From Niche European Spectacle to Global Phenomenon

A decade ago, Formula 1 was a sport in decline — aging audiences, dwindling television ratings in key markets, and a reputation for being inaccessible to new fans. Today, it is the fastest-growing sport on the planet, with a fan base that has more than doubled since 2019 and demographics that would make any sports league envious.

The transformation is one of the most remarkable stories in modern sports business, driven by a combination of savvy media strategy, regulatory changes that improved on-track competition, and a cultural shift that turned racing drivers into global celebrities.

Racing car at high speed on a circuit

The Netflix Effect

No discussion of F1's resurgence is complete without acknowledging the documentary series that introduced the sport to millions of new viewers. By focusing on human drama rather than technical minutiae, it transformed drivers from helmeted figures into relatable characters with compelling stories, rivalries, and ambitions.

The series demonstrated something that traditional sports broadcasting had forgotten: people watch sports for the stories, not just the action. New fans did not need to understand aerodynamic regulations or tire compounds to care about a young driver's battle against established champions, or a struggling team's fight for survival.

The ripple effects have been enormous. Grand Prix attendance is at record levels worldwide. Social media engagement has exploded, with drivers collectively commanding hundreds of millions of followers. And the sport's expansion into new markets — particularly the United States — has accelerated beyond anyone's expectations.

Better Racing Through Better Rules

Content alone did not save F1. The sport also fixed its product. New technical regulations introduced ground-effect aerodynamics that allow cars to follow each other more closely, producing more overtaking and closer battles. A cost cap leveled the financial playing field, preventing the richest teams from simply outspending their rivals.

The results on track have been dramatic. Races that once featured processions now produce genuine wheel-to-wheel combat. Midfield teams can realistically challenge for podiums. And the championship battles have been consistently competitive in a way that seemed impossible during previous eras of domination.

Motorsport fans watching race from grandstand

The Business Boom

F1's commercial growth has been extraordinary. New races are being added at a pace that tests the calendar's limits. Sponsorship values have multiplied as brands recognize the sport's unique ability to reach affluent, global, and increasingly young audiences. And team valuations have soared, attracting investment from sovereign wealth funds, tech billionaires, and major sports ownership groups.

The American market has been particularly transformative. What was once F1's weakest major market now hosts multiple Grand Prix events that sell out within hours. American drivers, team owners, and sponsors are reshaping the sport's cultural identity.

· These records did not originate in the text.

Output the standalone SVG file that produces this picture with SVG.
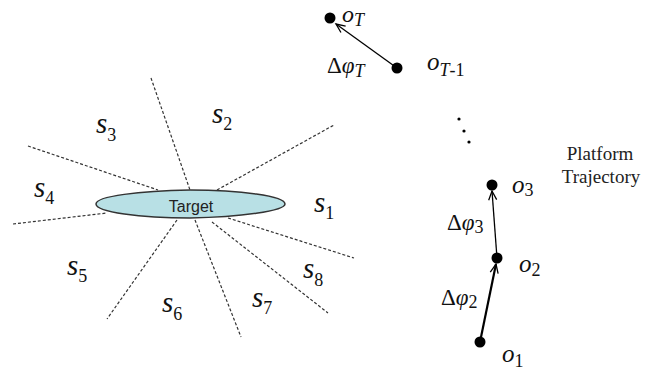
<svg xmlns="http://www.w3.org/2000/svg" width="652" height="372" viewBox="0 0 652 372">
<style>
.sec{stroke:#333;stroke-width:1.2;stroke-dasharray:3 2;fill:none}
.m{font-style:italic;fill:#111}
.s{font-size:29px}
.o{font-size:25px}
.oT{font-size:24px}
.sub{font-size:18px;font-style:normal}
.subi{font-size:18px;font-style:italic}
.d{font-size:23px;fill:#111}
.dot{fill:#000}
.arr{stroke:#000;fill:none}
.lbl{font-size:19px;fill:#222;text-anchor:middle}
</style>
<defs>
<marker id="ah" markerUnits="userSpaceOnUse" markerWidth="12" markerHeight="12" refX="10" refY="5" orient="auto">
<path d="M1,1 L10,5 L1,9" stroke="#000" stroke-width="1.3" fill="none"/>
</marker>
</defs>
<g id="sectors">
<line class="sec" x1="151" y1="78" x2="190" y2="190"/>
<line class="sec" x1="217" y1="190" x2="334" y2="125"/>
<line class="sec" x1="28" y1="146" x2="158" y2="190"/>
<line class="sec" x1="13" y1="224" x2="107" y2="213"/>
<line class="sec" x1="177" y1="220" x2="107" y2="319"/>
<line class="sec" x1="195" y1="220" x2="241" y2="337"/>
<line class="sec" x1="212" y1="222" x2="328" y2="313"/>
<line class="sec" x1="228" y1="218" x2="354" y2="258"/>
</g>
<g id="target">
<path d="M96,204 C96,196 140,191 190,190 C240,190 285,196 285,204 C285,211 240,217 190,218 C140,218 96,212 96,204 Z" fill="#b8e0e5" stroke="#333" stroke-width="1.5"/>
<text x="191" y="212" font-family="Liberation Sans, Arial, sans-serif" font-size="16" text-anchor="middle" fill="#222">Target</text>
</g>
<g id="sector-labels" font-family="Liberation Serif, DejaVu Serif, serif">
<text class="m s" x="314" y="212">s<tspan class="sub" dy="7">1</tspan></text>
<text class="m s" x="212" y="123">s<tspan class="sub" dy="7">2</tspan></text>
<text class="m s" x="96" y="133">s<tspan class="sub" dy="8">3</tspan></text>
<text class="m s" x="34" y="197">s<tspan class="sub" dy="7">4</tspan></text>
<text class="m s" x="67" y="275">s<tspan class="sub" dy="7">5</tspan></text>
<text class="m s" x="162" y="312">s<tspan class="sub" dy="8">6</tspan></text>
<text class="m s" x="252" y="307">s<tspan class="sub" dy="7">7</tspan></text>
<text class="m s" x="303" y="278">s<tspan class="sub" dy="8">8</tspan></text>
</g>
<g id="connectors">
<line class="arr" stroke-width="1.3" x1="397" y1="68" x2="336" y2="24" marker-end="url(#ah)"/>
<line class="arr" stroke-width="1.3" x1="497" y1="258" x2="492" y2="191" marker-end="url(#ah)"/>
<line class="arr" stroke-width="2.2" x1="480" y1="342" x2="496" y2="264" marker-end="url(#ah)"/>
</g>
<g id="oT" font-family="Liberation Serif, DejaVu Serif, serif">
<circle class="dot" cx="330" cy="18" r="5.5"/>
<text class="m oT" x="342" y="22">o<tspan class="subi" dy="4">T</tspan></text>
</g>
<g id="oT-1" font-family="Liberation Serif, DejaVu Serif, serif">
<circle class="dot" cx="397" cy="68" r="5.5"/>
<text class="m o" x="427" y="70">o<tspan class="subi" dy="6">T</tspan><tspan class="sub">-1</tspan></text>
</g>
<g id="ellipsis">
<circle class="dot" cx="459" cy="119" r="1.6"/>
<circle class="dot" cx="464" cy="131" r="1.6"/>
<circle class="dot" cx="469" cy="142" r="1.6"/>
</g>
<g id="o3" font-family="Liberation Serif, DejaVu Serif, serif">
<circle class="dot" cx="492" cy="185" r="5.5"/>
<text class="m o" x="512" y="193">o<tspan class="sub" dy="3">3</tspan></text>
</g>
<g id="o2" font-family="Liberation Serif, DejaVu Serif, serif">
<circle class="dot" cx="497" cy="258" r="5.5"/>
<text class="m o" x="519" y="272">o<tspan class="sub" dy="4">2</tspan></text>
</g>
<g id="o1" font-family="Liberation Serif, DejaVu Serif, serif">
<circle class="dot" cx="480" cy="342" r="5.5"/>
<text class="m o" x="502" y="362">o<tspan class="sub" dy="5">1</tspan></text>
</g>
<g id="delta-labels" font-family="Liberation Serif, DejaVu Serif, serif">
<text class="d" x="327" y="73">Δ<tspan font-style="italic">φ</tspan><tspan class="subi" dy="4">T</tspan></text>
<text class="d" x="447" y="230">Δ<tspan font-style="italic">φ</tspan><tspan class="sub" dy="3">3</tspan></text>
<text class="d" x="441" y="305">Δ<tspan font-style="italic">φ</tspan><tspan class="sub" dy="3">2</tspan></text>
</g>
<g id="platform-label" font-family="Liberation Serif, DejaVu Serif, serif">
<text class="lbl" x="600" y="160">Platform</text>
<text class="lbl" x="601" y="183">Trajectory</text>
</g>
</svg>
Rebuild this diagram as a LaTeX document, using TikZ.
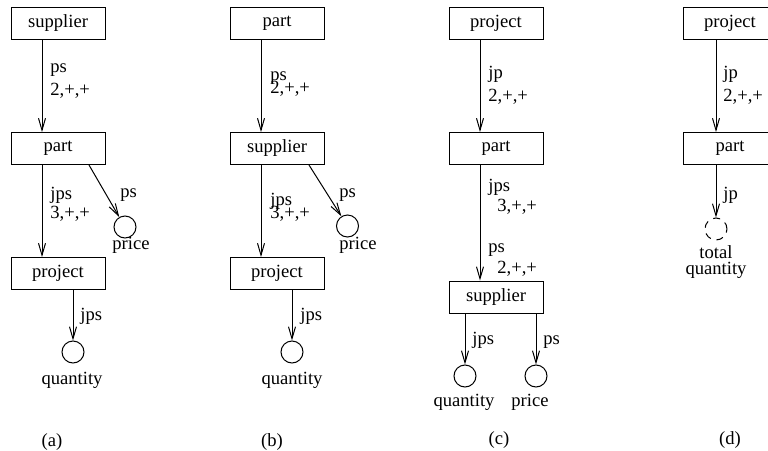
\documentclass[tikz,border=0pt]{standalone}
\usepackage{fontspec}
\setmainfont{Liberation Serif}
\usepackage{tikz}
\usetikzlibrary{arrows.meta}
\tikzset{
  ent/.style={draw, line width=0.5pt, minimum width=47pt, minimum height=16pt, inner sep=0pt},
  val/.style={draw, circle, line width=0.5pt, minimum size=11pt, inner sep=0pt},
  lnk/.style={line width=0.5pt, -{Straight Barb[length=6pt, width=3.5pt]}},
  lab/.style={anchor=base west, inner sep=0pt},
  vallab/.style={anchor=base, inner sep=0pt}
}

\begin{document}
\begin{tikzpicture}[x=0.5pt, y=-0.5pt, font=\fontsize{9.3}{10}\selectfont]
  \useasboundingbox (0,0) rectangle (768,451);
  % (a)
  \node[ent] (supA) at (58,23) {supplier};
  \node[ent] (partA) at (58,148.5) {part};
  \node[ent] (projA) at (58,273.5) {project};
  \node[val] (priceA) at (125,227) {};
  \node[val] (qtyA) at (73,352) {};
  \draw[lnk] ([xshift=-8pt]supA.south) -- ([xshift=-8pt]partA.north);
  \draw[lnk] ([xshift=-8pt]partA.south) -- ([xshift=-8pt]projA.north);
  \draw[lnk] ([xshift=15.5pt]partA.south) -- (priceA);
  \draw[lnk] ([xshift=7.5pt]projA.south) -- (qtyA);
  \node[lab] (psA) at (50,72) {ps};
  \node[lab] (cardA) at (50,95) {2,+,+};
  \node[lab] (jpsA) at (50,199) {jps};
  \node[lab] (cardA2) at (50,218) {3,+,+};
  \node[lab] (psA2) at (120,197) {ps};
  \node[vallab] (priceAt) at (131,249) {price};
  \node[lab] (jpsA2) at (80,320) {jps};
  \node[vallab] (qtyAt) at (72,384) {quantity};
  \node[vallab] (capA) at (52,446) {(a)};
  % (b)
  \node[ent] (partB) at (277,23) {part};
  \node[ent] (supB) at (277,148.5) {supplier};
  \node[ent] (projB) at (277,273.5) {project};
  \node[val] (priceB) at (347.5,226) {};
  \node[val] (qtyB) at (292,352) {};
  \draw[lnk] ([xshift=-8pt]partB.south) -- ([xshift=-8pt]supB.north);
  \draw[lnk] ([xshift=-8pt]supB.south) -- ([xshift=-8pt]projB.north);
  \draw[lnk] ([xshift=16pt]supB.south) -- (priceB);
  \draw[lnk] ([xshift=7.5pt]projB.south) -- (qtyB);
  \node[lab] (psB) at (270,80) {ps};
  \node[lab] (cardB) at (270,93) {2,+,+};
  \node[lab] (jpsB) at (270,205) {jps};
  \node[lab] (cardB2) at (270,218) {3,+,+};
  \node[lab] (psB2) at (339,197) {ps};
  \node[vallab] (priceBt) at (358,249) {price};
  \node[lab] (jpsB2) at (300,320) {jps};
  \node[vallab] (qtyBt) at (292,384) {quantity};
  \node[vallab] (capB) at (272,446) {(b)};
  % (c)
  \node[ent] (projC) at (496,23) {project};
  \node[ent] (partC) at (496,148.5) {part};
  \node[ent] (supC) at (496,297) {supplier};
  \node[val] (qtyC) at (465,376) {};
  \node[val] (priceC) at (536,376) {};
  \draw[lnk] ([xshift=-8pt]projC.south) -- ([xshift=-8pt]partC.north);
  \draw[lnk] ([xshift=-8pt]partC.south) -- ([xshift=-8pt]supC.north);
  \draw[lnk] ([xshift=-15.5pt]supC.south) -- (qtyC);
  \draw[lnk] ([xshift=20pt]supC.south) -- (priceC);
  \node[lab] (jpC) at (488,78) {jp};
  \node[lab] (cardC) at (488,101) {2,+,+};
  \node[lab] (jpsC) at (488,191) {jps};
  \node[lab] (cardC2) at (497,211) {3,+,+};
  \node[lab] (psC) at (488,252) {ps};
  \node[lab] (cardC3) at (497,273) {2,+,+};
  \node[lab] (jpsC2) at (472,344) {jps};
  \node[lab] (psC2) at (543,344) {ps};
  \node[vallab] (qtyCt) at (464,406) {quantity};
  \node[vallab] (priceCt) at (530,406) {price};
  \node[vallab] (capC) at (499,444) {(c)};
  % (d)
  \node[ent] (projD) at (730,23) {project};
  \node[ent] (partD) at (730,148.5) {part};
  \node[val, dash pattern=on 3.5pt off 3pt] (totD) at (716,229) {};
  \draw[lnk] ([xshift=-7pt]projD.south) -- ([xshift=-7pt]partD.north);
  \draw[lnk] ([xshift=-7pt]partD.south) -- (totD);
  \node[lab] (jpD) at (723,78) {jp};
  \node[lab] (cardD) at (723,101) {2,+,+};
  \node[lab] (jpD2) at (723,199) {jp};
  \node[anchor=north, inner sep=0pt, align=center, font=\fontsize{9.3}{8}\selectfont] (totDt) at (716,245) {total\\quantity};
  \node[vallab] (capD) at (730,444) {(d)};
\end{tikzpicture}
\end{document}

Sustainability and the Electric Question

F1 faces a paradox: a sport built on burning fuel must navigate an era of environmental consciousness. The response has been to position F1 as a laboratory for sustainable technology rather than an anachronism.

The 2026 regulations mandate significantly more electrical power, with hybrid systems that recover and redeploy energy more aggressively than any road car. Sustainable fuels are being developed that could make the internal combustion engine carbon-neutral. And the sport has committed to net-zero carbon emissions across all operations.

  • 100% sustainable fuels replacing traditional gasoline
  • Enhanced hybrid systems with dramatically more electrical power
  • Carbon-neutral logistics through offset programs and operational changes
  • Technology transfer from racing to road cars accelerating green innovation
Modern racing technology and engineering

What Comes Next

F1's challenge now is managing success. An overcrowded calendar risks burnout for teams and fans. Expansion into new markets must not alienate the European heartland that sustained the sport for decades. And maintaining competitive balance requires constant vigilance against the natural tendency of the richest teams to find advantages.

But the fundamental product — the fastest, most technologically advanced racing series on earth, populated by extraordinarily talented athletes competing at speeds that defy comprehension — has never been more compelling. For a sport that was questioning its relevance just a few years ago, that is a remarkable achievement.